La Hermosa Lisboa


La mayoría de los seres humanos lleva una vida monótona y carente de emociones importantes. Este vacio genera que el ser de ciudad orbite fuera de su centro en una espiral hacia una vida egoísta, fría y temerosa. 

Los viajes cambian siempre al viajero.
Los viajes prolongados son siempre un viaje al interior de uno mismo.
No solo se viaja físicamente, hay también un viaje espiritual que muy pocos logran percibir.

Caminé hambriento las calles pintorescas de Lisboa, el aire marino me sugería a mi Valparaiso. El penetrante olor a ajos fritos me provocaba los mas intensos deseos de llenarme el estomago con suculentos  platos exoticos tal como lo haría un miserable condenado a la horca.

El hambre me empuja hacia un pequeño sucucho repleto de comensales de todo tipo. Apresurados oficinistas que  gritan en portugués en medio de un tumulto enloquecedor que da la impresión que se trata de una pelea descomunal a insultos incomprensibles, sin embargo están conversando.

Los olores me llevan hacia el mesón principal y con asombro observo que del aceite hirviendo emerge un impresionante pescado frito que segundos mas tarde va a parar entre dos torrejas de pan, como lo haría quien se introduce a la cama antes de dormir una larga siesta.
De pronto me sentí en Chile, el legendario sanguche nortino pasaba frente a mis ojos, me sentí transportado a Caleta Hornos y presentí que Jessenia, la camarera aparecería desafiante y sensual con su bandeja llena de sanguches de pescado frito, ensaladas de tomates y cebollas.  
Mi fantasía desaparecería en segundos tal como lo hace el sol cada tarde para dar inicio a las sombras. 
Caminé por pasillos estrechos de calles antiguas, subí y baje avenidas tal como lo hace un explorador ciego en una noche sin Luna.
Mi obsesivo caminar me llevó hasta una catedral del siglo XVII, por algunos instantes sienti los deseos irresistibles de volverme monje, sacerdote o fraile. 
Silencioso y meditativo me senté en un rincón de la catedral de Santa Maria Maior.

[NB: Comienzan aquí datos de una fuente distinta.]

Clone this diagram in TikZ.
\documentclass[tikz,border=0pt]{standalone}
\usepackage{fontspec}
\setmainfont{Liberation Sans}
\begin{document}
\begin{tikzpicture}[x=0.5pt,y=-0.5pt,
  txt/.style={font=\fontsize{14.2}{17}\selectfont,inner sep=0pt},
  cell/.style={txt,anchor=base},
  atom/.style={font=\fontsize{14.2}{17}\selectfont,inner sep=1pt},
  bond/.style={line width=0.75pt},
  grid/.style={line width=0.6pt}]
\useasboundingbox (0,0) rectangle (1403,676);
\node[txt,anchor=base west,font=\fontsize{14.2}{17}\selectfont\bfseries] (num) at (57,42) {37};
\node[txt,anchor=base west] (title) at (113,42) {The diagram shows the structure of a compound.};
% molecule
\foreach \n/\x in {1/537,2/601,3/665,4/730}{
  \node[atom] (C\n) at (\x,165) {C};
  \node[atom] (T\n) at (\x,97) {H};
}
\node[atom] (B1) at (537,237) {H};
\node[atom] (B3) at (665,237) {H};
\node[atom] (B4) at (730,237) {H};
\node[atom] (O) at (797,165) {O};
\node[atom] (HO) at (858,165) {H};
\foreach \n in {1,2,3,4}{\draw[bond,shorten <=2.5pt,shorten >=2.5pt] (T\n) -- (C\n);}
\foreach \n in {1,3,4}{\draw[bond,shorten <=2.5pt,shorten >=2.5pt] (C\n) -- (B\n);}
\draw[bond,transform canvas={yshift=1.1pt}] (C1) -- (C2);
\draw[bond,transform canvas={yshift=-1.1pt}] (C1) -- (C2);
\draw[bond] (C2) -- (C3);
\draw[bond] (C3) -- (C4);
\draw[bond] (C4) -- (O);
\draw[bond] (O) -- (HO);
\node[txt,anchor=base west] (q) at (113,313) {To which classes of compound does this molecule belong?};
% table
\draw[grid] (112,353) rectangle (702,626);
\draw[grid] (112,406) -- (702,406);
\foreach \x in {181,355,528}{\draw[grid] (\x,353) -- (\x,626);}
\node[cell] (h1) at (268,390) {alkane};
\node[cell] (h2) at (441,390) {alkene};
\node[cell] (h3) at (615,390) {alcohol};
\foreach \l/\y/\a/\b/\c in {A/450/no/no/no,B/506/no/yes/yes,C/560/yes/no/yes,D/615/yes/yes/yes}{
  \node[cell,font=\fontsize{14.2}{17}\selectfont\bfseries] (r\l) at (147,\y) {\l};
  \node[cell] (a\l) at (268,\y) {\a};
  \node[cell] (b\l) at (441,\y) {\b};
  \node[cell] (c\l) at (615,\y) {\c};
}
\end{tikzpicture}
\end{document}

A la vista de los turistas parezco que estoy orando, sin embargo estoy imaginando los sanguches de pescado y en lo triste que es la vida sin dinero en los bolsillos.

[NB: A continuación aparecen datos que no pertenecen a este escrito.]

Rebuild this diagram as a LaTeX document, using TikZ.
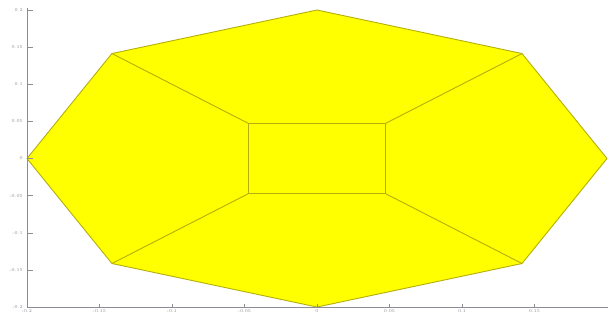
\documentclass[tikz,border=0pt]{standalone}
\usetikzlibrary{calc}
\definecolor{fillyel}{RGB}{255,255,0}
\definecolor{edgeol}{RGB}{180,175,10}
\definecolor{axgray}{RGB}{140,140,150}
\tikzset{
  face/.style={fill=fillyel, draw=edgeol, line width=0.9pt, line join=round},
  edgeline/.style={draw=edgeol, line width=0.9pt},
  axisline/.style={draw=axgray, line width=0.5pt},
  ticklab/.style={font=\fontsize{4.5}{4.5}\selectfont, text=axgray, inner sep=0.5pt}
}
\begin{document}
\begin{tikzpicture}[x=1450pt, y=742.5pt]
\useasboundingbox (-0.2186,-0.2175) rectangle (0.2007,0.2135);
% octagon vertices
\coordinate (o1) at (0,0.2);
\coordinate (o2) at (0.1414,0.1414);
\coordinate (o3) at (0.2,0);
\coordinate (o4) at (0.1414,-0.1414);
\coordinate (o5) at (0,-0.2);
\coordinate (o6) at (-0.1414,-0.1414);
\coordinate (o7) at (-0.2,0);
\coordinate (o8) at (-0.1414,0.1414);
% inner rectangle
\coordinate (i1) at (0.047,0.047);
\coordinate (i2) at (0.047,-0.047);
\coordinate (i3) at (-0.047,-0.047);
\coordinate (i4) at (-0.047,0.047);
\path[face] (o1) -- (o2) -- (o3) -- (o4) -- (o5) -- (o6) -- (o7) -- (o8) -- cycle;
\path[face] (i1) -- (i2) -- (i3) -- (i4) -- cycle;
\draw[edgeline] (i1) -- (o2) (i2) -- (o4) (i3) -- (o6) (i4) -- (o8);
% axes
\coordinate (ax0) at (-0.2,-0.2);
\coordinate (axx) at (0.2007,-0.2);
\coordinate (axy) at (-0.2,0.203);
\draw[axisline] (ax0) -- (axx);
\draw[axisline] (ax0) -- (axy);
\foreach \v/\t in {-0.2/-0.2,-0.15/-0.15,-0.1/-0.1,-0.05/-0.05,0/0,0.05/0.05,0.1/0.1,0.15/0.15} {
  \draw[axisline] (\v,-0.2) -- ++(0,0.004);
  \node[ticklab, anchor=north] (xl) at (\v,-0.2025) {\t};
}
\foreach \v/\t in {-0.2/-0.2,-0.15/-0.15,-0.1/-0.1,-0.05/-0.05,0/0,0.05/0.05,0.1/0.1,0.15/0.15,0.2/0.2} {
  \draw[axisline] (-0.2,\v) -- ++(0.004,0);
  \node[ticklab, anchor=east] (yl) at (-0.2025,\v) {\t};
}
\end{tikzpicture}
\end{document}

Recorro lentamente la catedral como si fueran los pasillos de mi casa y a ratos me detengo a contemplar las tumbas de los monjes sepultados y que probablemente vivieron sus vidas en vano en esos sombríos patios. El silencio es aterrador y por algunos momentos siento deseos de gritar los improperios mas terribles contra árabes y musulmanes que mantuvieron el control de esta ciudad. No paro de pensar en los miles de muertos y poco a poco un raro sentimiento de pena se va apoderando de mi. Siento que un par de vasos de oporto me devolverían la sensatez inmediatamente.
Lentamentce la idea de hacerme religioso se va disipando de mi mente y vuelvo a pensar en la enorme distancia que me separa de mi familia y en los sanguches de pescado frito que dejé hace unas horas atrás en el pequeño sucucho atestado de oficinistas gritones. 
Hoy vuelvo a pensar en la hermosa Lisboa, en su olor a ajo y en el viaje interior que quizás algún día decida emprender.